Because each of the kill vehicles is handmade, no two are identical. A fix that works with one interceptor might not solve problems with others. The piecemeal approach has left the system short of spare parts for critical components.

Pressure to produce and deploy the interceptors at a breakneck pace made it difficult to revise engineering drawings to correct shortcomings exposed in flight tests or keep up with technological advances.

One senior official involved in the system described his frustration at learning that some computers aboard the kill vehicles lacked the processing power of common cellphones.

About a third of the kill vehicles now in use — the exact number is classified — are the same model that failed in the 2010 tests, according to people familiar with the system who spoke on condition of anonymity. That model has yet to intercept a target.

Because interceptors used in test flights burn up when they reenter the atmosphere or are lost in the ocean, scientists have been hard-pressed to pinpoint the causes of the failures.

But some of the system’s problems can be traced to the kill vehicles’ internal guidance center — the electronic brain that dictates final speed and trajectory.

This crucial component, called the “inertial measurement unit,” malfunctioned in preliminary factory testing and during seven subsequent flight tests, according to interviews with missile defense scientists and federal auditors and reports by the GAO and the Pentagon’s testing and evaluation office.

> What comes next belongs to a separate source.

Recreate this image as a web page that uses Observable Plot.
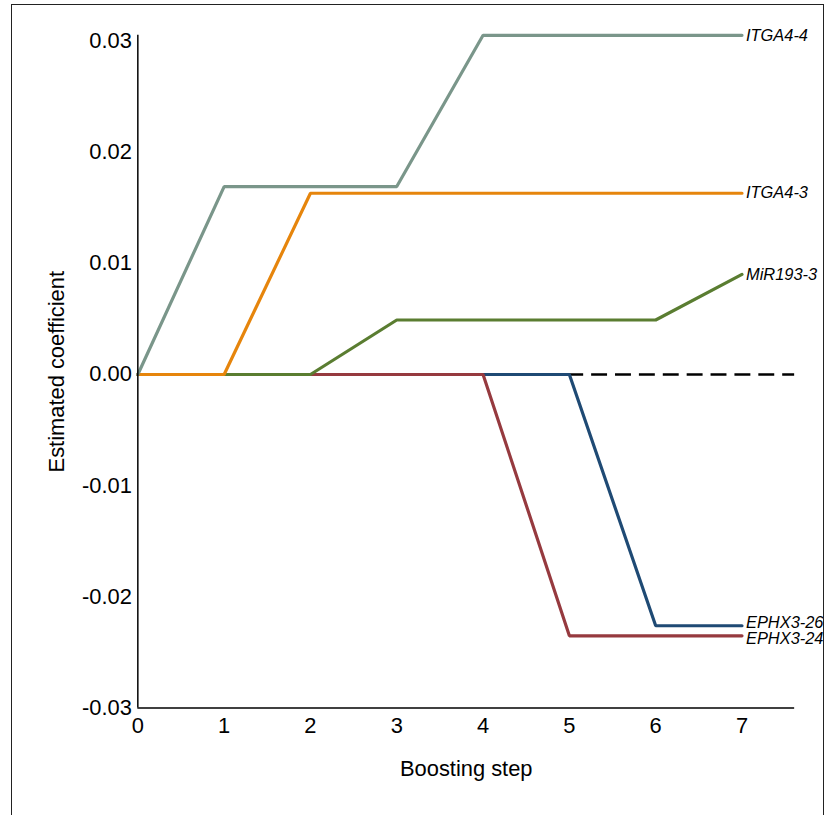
<!DOCTYPE html>
<html>
<head>
<meta charset="utf-8">
<script src="https://cdn.jsdelivr.net/npm/d3@7"></script>
<script src="https://cdn.jsdelivr.net/npm/@observablehq/plot@0.6"></script>
<style>
  html, body { margin: 0; padding: 0; background: #fff; }
  #wrap { position: relative; width: 828px; height: 815px; overflow: hidden; }
  #clip { position: absolute; left: 0; top: 0; width: 824px; height: 815px; overflow: hidden; }
  #frame { position: absolute; left: 11px; top: 4px; width: 813px; height: 840px; border: 1.5px solid #222; box-sizing: border-box; pointer-events: none; }
</style>
</head>
<body>
<div id="wrap"><div id="clip"></div><div id="frame"></div></div>
<script>
const steps = [0, 1, 2, 3, 4, 5, 6, 7];
const seriesNames = ["EPHX3-26", "EPHX3-24", "MiR193-3", "ITGA4-3", "ITGA4-4"];
const ephx26 = [0, 0, 0, 0, 0, 0, -0.0226, -0.0226];
const ephx24 = [0, 0, 0, 0, 0, -0.0235, -0.0235, -0.0235];
const mir193 = [0, 0, 0, 0.0049, 0.0049, 0.0049, 0.0049, 0.0090];
const itga43 = [0, 0, 0.0163, 0.0163, 0.0163, 0.0163, 0.0163, 0.0163];
const itga44 = [0, 0.0169, 0.0169, 0.0169, 0.0305, 0.0305, 0.0305, 0.0305];
const seriesColors = ["#1f4a74", "#963a3f", "#5a7d31", "#e6850c", "#7a968a"];
const labelNudge = [-3, 3, 0, 0, 0];
const yTicks = [-0.03, -0.02, -0.01, 0, 0.01, 0.02, 0.03];
const xTicks = [0, 1, 2, 3, 4, 5, 6, 7];

const valuesBySeries = [ephx26, ephx24, mir193, itga43, itga44];
const rows = [];
seriesNames.forEach((name, i) => {
  steps.forEach((s, j) => rows.push({series: name, step: s, value: valuesBySeries[i][j]}));
});
const lastRows = seriesNames.map((name, i) => ({series: name, step: steps[steps.length - 1], value: valuesBySeries[i][steps.length - 1], nudge: labelNudge[i]}));

const font = "'Liberation Sans', Arial, sans-serif";

const chart = Plot.plot({
  width: 828,
  height: 815,
  marginLeft: 138,
  marginTop: 35,
  marginRight: 30,
  marginBottom: 104,
  style: {fontFamily: font, fontSize: "22px", color: "#000", background: "transparent"},
  x: {domain: [0, 7.61]},
  y: {domain: [-0.03, 0.0305]},
  color: {domain: seriesNames, range: seriesColors},
  marks: [
    Plot.ruleY([0], {stroke: "#000", strokeWidth: 2.6, strokeDasharray: "16,8"}),
    Plot.line(rows, {x: "step", y: "value", z: "series", stroke: "series", strokeWidth: 3.2, strokeLinejoin: "miter"}),
    ...lastRows.map(r => Plot.text([r], {x: "step", y: "value", text: "series", dx: 4, dy: r.nudge, textAnchor: "start", fontStyle: "italic", fontSize: 16.5, fill: "#000"})),
    Plot.axisY({ticks: yTicks, tickSize: 0, tickPadding: 6, fontSize: 22, tickFormat: d => d3.format(".2f")(d).replace("−", "-"),
      label: "Estimated coefficient", labelAnchor: "center", labelArrow: "none", labelOffset: 90}),
    Plot.axisX({ticks: xTicks, tickSize: 0, tickPadding: 9, fontSize: 22, tickFormat: d => String(d),
      label: "Boosting step", labelAnchor: "center", labelArrow: "none", labelOffset: 68}),
    Plot.ruleX([0], {stroke: "#000", strokeWidth: 1.5}),
    Plot.ruleY([-0.03], {stroke: "#000", strokeWidth: 1.5})
  ]
});
document.getElementById("clip").appendChild(chart);
</script>
</body>
</html>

Scientists suspect that intense vibration during the interceptors’ ascent is the cause of some of the test failures. A GAO report in April described vibration as a “systemic problem.”

It could take years of additional engineering work to solve this and other technical problems in the kill vehicles, scientists said.

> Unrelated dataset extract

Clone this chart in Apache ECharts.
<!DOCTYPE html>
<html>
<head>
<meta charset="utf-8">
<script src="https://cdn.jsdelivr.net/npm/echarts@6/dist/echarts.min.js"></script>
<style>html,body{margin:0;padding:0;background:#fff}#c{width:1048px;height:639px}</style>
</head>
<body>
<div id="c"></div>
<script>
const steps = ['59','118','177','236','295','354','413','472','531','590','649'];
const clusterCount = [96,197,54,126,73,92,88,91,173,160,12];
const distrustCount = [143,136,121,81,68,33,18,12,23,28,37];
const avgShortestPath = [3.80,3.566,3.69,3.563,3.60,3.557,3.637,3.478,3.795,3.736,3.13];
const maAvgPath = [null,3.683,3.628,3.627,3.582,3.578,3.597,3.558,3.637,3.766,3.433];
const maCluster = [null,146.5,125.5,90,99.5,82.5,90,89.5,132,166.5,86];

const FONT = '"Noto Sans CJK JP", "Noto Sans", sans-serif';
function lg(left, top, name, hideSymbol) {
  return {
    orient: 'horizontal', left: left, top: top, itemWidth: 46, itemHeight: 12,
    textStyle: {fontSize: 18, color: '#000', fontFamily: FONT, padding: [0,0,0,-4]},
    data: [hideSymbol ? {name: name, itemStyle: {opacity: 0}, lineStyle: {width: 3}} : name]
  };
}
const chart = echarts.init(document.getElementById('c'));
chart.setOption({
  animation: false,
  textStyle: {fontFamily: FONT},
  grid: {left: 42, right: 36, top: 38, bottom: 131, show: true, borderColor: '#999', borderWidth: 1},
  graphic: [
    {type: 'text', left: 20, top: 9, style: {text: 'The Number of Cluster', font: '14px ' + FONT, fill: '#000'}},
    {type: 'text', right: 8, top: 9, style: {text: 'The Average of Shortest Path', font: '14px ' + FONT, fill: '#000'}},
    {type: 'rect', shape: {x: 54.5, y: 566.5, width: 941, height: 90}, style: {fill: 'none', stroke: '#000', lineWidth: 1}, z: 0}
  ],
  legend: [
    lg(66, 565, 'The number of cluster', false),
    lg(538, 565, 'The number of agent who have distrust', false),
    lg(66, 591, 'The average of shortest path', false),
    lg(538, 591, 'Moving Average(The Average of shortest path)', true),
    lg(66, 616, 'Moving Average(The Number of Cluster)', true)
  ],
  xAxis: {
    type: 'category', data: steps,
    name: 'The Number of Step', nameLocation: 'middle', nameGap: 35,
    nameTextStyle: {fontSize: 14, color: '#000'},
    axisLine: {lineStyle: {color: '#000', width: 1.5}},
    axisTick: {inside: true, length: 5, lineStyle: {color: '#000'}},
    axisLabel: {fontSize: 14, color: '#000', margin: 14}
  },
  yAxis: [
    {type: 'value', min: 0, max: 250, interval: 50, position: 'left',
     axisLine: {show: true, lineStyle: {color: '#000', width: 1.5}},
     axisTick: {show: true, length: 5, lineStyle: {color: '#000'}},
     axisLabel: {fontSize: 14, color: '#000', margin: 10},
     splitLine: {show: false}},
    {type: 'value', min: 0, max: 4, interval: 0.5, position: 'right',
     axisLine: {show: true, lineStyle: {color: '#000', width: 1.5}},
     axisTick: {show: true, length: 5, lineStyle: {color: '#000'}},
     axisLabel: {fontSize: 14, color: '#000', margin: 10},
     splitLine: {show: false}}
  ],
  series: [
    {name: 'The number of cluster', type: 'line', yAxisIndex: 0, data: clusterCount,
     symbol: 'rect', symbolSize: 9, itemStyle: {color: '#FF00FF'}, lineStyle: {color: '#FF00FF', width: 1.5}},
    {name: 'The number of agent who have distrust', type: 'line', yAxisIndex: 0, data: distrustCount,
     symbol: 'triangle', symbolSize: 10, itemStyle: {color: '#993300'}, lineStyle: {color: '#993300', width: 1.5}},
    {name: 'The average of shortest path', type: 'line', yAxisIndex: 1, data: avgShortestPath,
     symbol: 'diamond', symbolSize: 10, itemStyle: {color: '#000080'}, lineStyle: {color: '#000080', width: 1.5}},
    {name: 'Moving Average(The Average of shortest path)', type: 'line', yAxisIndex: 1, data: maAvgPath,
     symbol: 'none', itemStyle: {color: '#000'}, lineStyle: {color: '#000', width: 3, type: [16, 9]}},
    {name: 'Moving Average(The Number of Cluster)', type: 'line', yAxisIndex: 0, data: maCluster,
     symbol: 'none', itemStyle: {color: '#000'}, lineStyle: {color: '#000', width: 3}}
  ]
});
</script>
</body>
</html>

Lehner, the Missile Defense Agency spokesman, said vibrations were successfully dampened in a January 2013 flight test. The test did not involve an attempt to intercept a target.

Philip E. Coyle III, who oversaw several early test flights as the Pentagon’s director of operational testing and evaluation from 1994 to 2001, said that even the system’s eight successful interceptions should be viewed skeptically because of the staged conditions.

“The tests are scripted for success,” said Coyle, who has also served as a science adviser in the Obama White House. “What’s amazing to me is that they still fail.”

Engineers who have worked with the system acknowledge that because each kill vehicle is unique, even a successful test might not predict the performance of interceptors launched in combat.